01/09/2017
Domingo XXVI T.O.
Ez 18, 25-28
Sal 24, 4bc-9
Flp 2, 1-11
Mt 21, 28-32
Aspirar a ser
como uno de tantos. No hay más consigna que esta de hacerse uno con todos los
demás. El mundo no necesita más salvadores. Está, por el contrario, sediento de
gentes que puedan trabajar en conjunto y sean capaces de renunciar a construir
su propia grandeza para acoger y potenciar la que surge del pueblo unido, de la
comunidad que se esfuerza en construir un mundo más habitable, olvidando las
urgencias personales que siempre estrangulan la comunión.
Siendo como
uno de tantos podremos entender los sentimientos de Jesús el Cristo;
entenderlos y compartirlos, experimentarlos como propios. Y seremos, como él,
constituidos por Dios, señores; señores, en primer lugar, de nuestra vida y de
nuestra muerte, a imagen suya; dueños de entregar la una y acoger la otra
libremente y, por último, responsables, capaces de responder, a la invitación
del Padre. Trabajaremos en la viña aunque parezcamos no hacerlo, aunque otros
opinen lo contrario, porque lo definitivo es mantenerse unánimes y
concordes con un mismo amor y un mismo sentir, volcados siempre en hacer de la
tierra agreste una viña que de fruto y cobijo para todos.

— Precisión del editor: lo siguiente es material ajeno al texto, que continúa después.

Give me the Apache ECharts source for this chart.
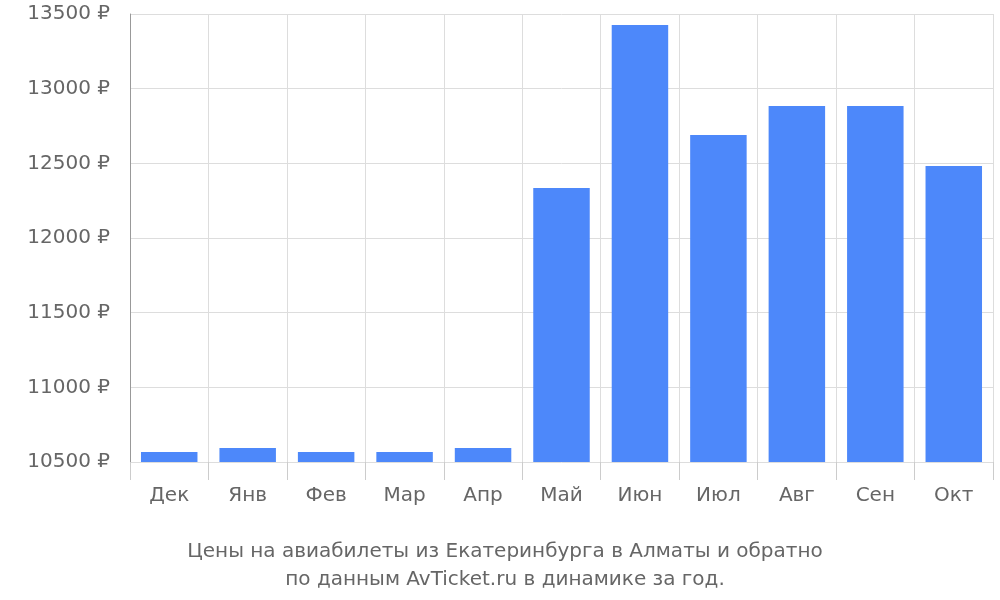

Esto lo entendieron las prostitutas y los
publicanos, pero no aquellos que se tenían por justos. Los pecadores habían renunciado
ya a ser otra cosa al sentirse condenados por quienes encarnaban la ira de
Dios, pero supieron reconocer la verdadera justicia en la vida y la palabra de
Juan, a quien todos los demás despreciaron. Juan, que fue al desierto para
vaciarse de sí mismo y hacerse silencio en el que pudiese resonar la voz de
Dios llamando a todos a sumergirse en una vida nueva. Para los justos no fue
suficiente testimonio la transformación de los pecadores en un pueblo nuevo que
se enraizaba en las cloacas de su acomodada posición.
A este pueblo nuevo le fue otorgado el regalo de la
libertad, la capacidad de elegir una vida u otra lejos del temor y de la
vigilancia constante del despiadado dios del sistema. La justicia de Juan les
abrió camino al amor del Padre expresado en la vida de Jesús. Convertirse de la maldad es olvidar
los criterios antiguos que arrinconan a quienes no se pliegan a la norma y comprender
que lo definitivo en la vida no es que nadie sea oficialmente reconocido como publicano,
prostituta o santo, sino que cada uno abra su corazón a la misericordia de Dios y viva
con todos según el derecho y la justicia que conduce y procede del Amor.